Part of the recent (and hip) wave of French black metal bands, Hell Militia don’t have nearly the expressive or outlandish nature to their sound as Deathspell Omega or even Temple of Baal. Rather, they play traditional black metal rather straight, as in, keyboards have no functionality, and neither does melody, which isn’t a bad thing necessarily. And since there’s nothing to help garnish these tracks as anything more than second-rate, the rug is pulled out from under the band during faint, uninspiring jaunts like the opening title track and “Death Worship,” although the latter does come in as the album’s most intense number.

B-movie samples about the devil, drugs, and religion are sprinkled throughout the album’s eight-song running order, giving the more brooding and heavier passages some weight against rather generic riffs.
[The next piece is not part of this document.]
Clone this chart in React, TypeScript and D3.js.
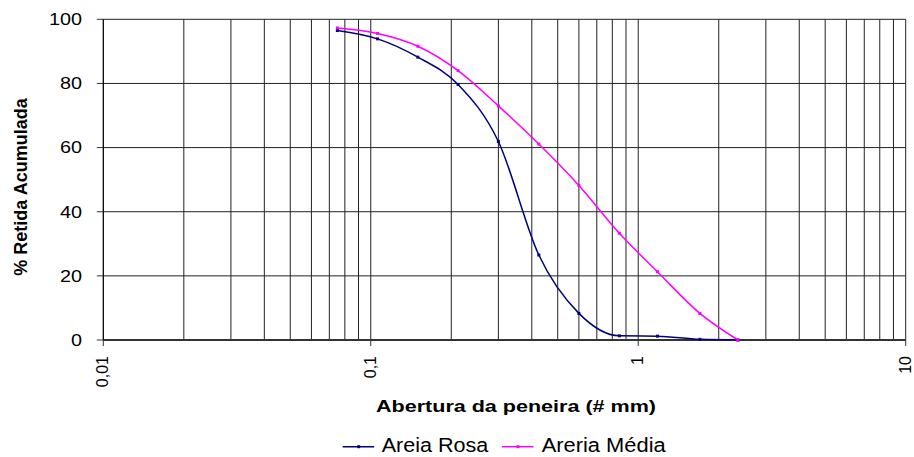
import React from "react";
import * as d3 from "d3";

// sieve openings (mm)
const sieves = [0.075, 0.106, 0.15, 0.212, 0.3, 0.425, 0.6, 0.85, 1.18, 1.7, 2.36];
const areiaRosa = [96.5, 93.9, 88.2, 79.7, 61.9, 26.5, 8.3, 1.3, 1.2, 0.2, 0];
const areiaMedia = [97.3, 95.6, 91.6, 84.0, 73.0, 61.1, 48.2, 33.3, 21.3, 8.3, 0];

const yTicks = [0, 20, 40, 60, 80, 100];
const xMajor = [0.01, 0.1, 1, 10];
const xLabels = ["0,01", "0,1", "1", "10"];

const series = [
  { name: "Areia Rosa", values: areiaRosa, color: "#000080" },
  { name: "Areria Média", values: areiaMedia, color: "#FF00FF" },
];

const W = 914;
const H = 457;
const font = "'Liberation Sans', Arial, Helvetica, sans-serif";

export default function App() {
  const x = d3.scaleLog().domain([0.01, 10]).range([103.3, 905.7]);
  const y = d3.scaleLinear().domain([0, 100]).range([340, 19.3]);

  // every 1..9 multiple in each decade for the log grid
  const grid: number[] = [];
  [0.01, 0.1, 1].forEach((d) => {
    for (let k = 1; k <= 9; k++) grid.push(+(d * k).toPrecision(3));
  });
  grid.push(10);

  const line = d3
    .line<number>()
    .x((_, i) => x(sieves[i]))
    .y((d) => y(d))
    .curve(d3.curveMonotoneX);

  const legend = [
    { lx: 342.7, tx: 381.7, len: 106.6 },
    { lx: 502, tx: 541.7, len: 124 },
  ];

  return (
    <svg
      width={W}
      height={H}
      style={{ position: "absolute", left: 0, top: 0, background: "#fff" }}
      fontFamily={font}
    >
      {/* vertical grid */}
      {grid.map((g) => (
        <line key={"v" + g} x1={x(g)} x2={x(g)} y1={y(100)} y2={y(0)} stroke="#222" strokeWidth={1} />
      ))}
      {/* horizontal grid */}
      {yTicks.map((t) => (
        <line key={"h" + t} x1={x(0.01)} x2={x(10)} y1={y(t)} y2={y(t)} stroke="#222" strokeWidth={1} />
      ))}
      {/* y axis ticks and labels */}
      {yTicks.map((t) => (
        <g key={"yt" + t}>
          <line x1={x(0.01) - 6.5} x2={x(0.01)} y1={y(t)} y2={y(t)} stroke="#333" />
          <text
            x={82}
            y={y(t) + 5.8}
            fontSize={16}
            textAnchor="end"
            textLength={String(t).length * 11}
            lengthAdjust="spacingAndGlyphs"
          >
            {t}
          </text>
        </g>
      ))}
      {/* x axis */}
      <line x1={x(0.01)} x2={x(10)} y1={y(0)} y2={y(0)} stroke="#333" strokeWidth={2} />
      <line x1={x(0.01)} x2={x(0.01)} y1={y(100)} y2={y(0)} stroke="#000" strokeWidth={1} />
      {xMajor.map((m, i) => (
        <g key={"xt" + m}>
          <line x1={x(m)} x2={x(m)} y1={y(0)} y2={y(0) + 6} stroke="#333" />
          <text
            transform={`translate(${x(m) + 5},${356}) rotate(-90)`}
            fontSize={16}
            textAnchor="end"
          >
            {xLabels[i]}
          </text>
        </g>
      ))}
      {/* axis titles */}
      <text
        x={376}
        y={411.5}
        fontSize={16.3}
        fontWeight="bold"
        textLength={280}
        lengthAdjust="spacingAndGlyphs"
      >
        Abertura da peneira (# mm)
      </text>
      <text
        transform="translate(26.5,187) rotate(-90)"
        fontSize={18}
        fontWeight="bold"
        textAnchor="middle"
      >
        % Retida Acumulada
      </text>
      {/* series */}
      {series.map((s) => (
        <g key={s.name}>
          <path d={line(s.values) || ""} fill="none" stroke={s.color} strokeWidth={1.5} />
          {s.values.map((v, i) => (
            <rect
              key={i}
              x={x(sieves[i]) - 1.5}
              y={y(v) - 1.5}
              width={3}
              height={3}
              fill={s.color}
            />
          ))}
        </g>
      ))}
      {/* legend */}
      {series.map((s, i) => (
        <g key={"lg" + s.name}>
          <line
            x1={legend[i].lx}
            x2={legend[i].lx + 31.5}
            y1={446.7}
            y2={446.7}
            stroke={s.color}
            strokeWidth={1.5}
          />
          <rect x={legend[i].lx + 14.5} y={445.2} width={3} height={3} fill={s.color} />
          <text
            x={legend[i].tx}
            y={452.3}
            fontSize={19.5}
            textLength={legend[i].len}
            lengthAdjust="spacingAndGlyphs"
          >
            {s.name}
          </text>
        </g>
      ))}
    </svg>
  );
}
If anything, Hell Militia comes across as a slowed-down version of Marduk, albeit without the Swedes’ ability to occasionally indoctrinate their listeners via fire-breathing doses of speed. Jacob’s Ladder simply flutters in and out of commonplace BM functionality.

Since Jacob’s Ladder and Hell Militia in general lack the basic arsenal of to compete with the high-flyers of black metal, this is a strikingly formulaic album. The movie samples are cool, and to a degree, so is the cover. Not much else.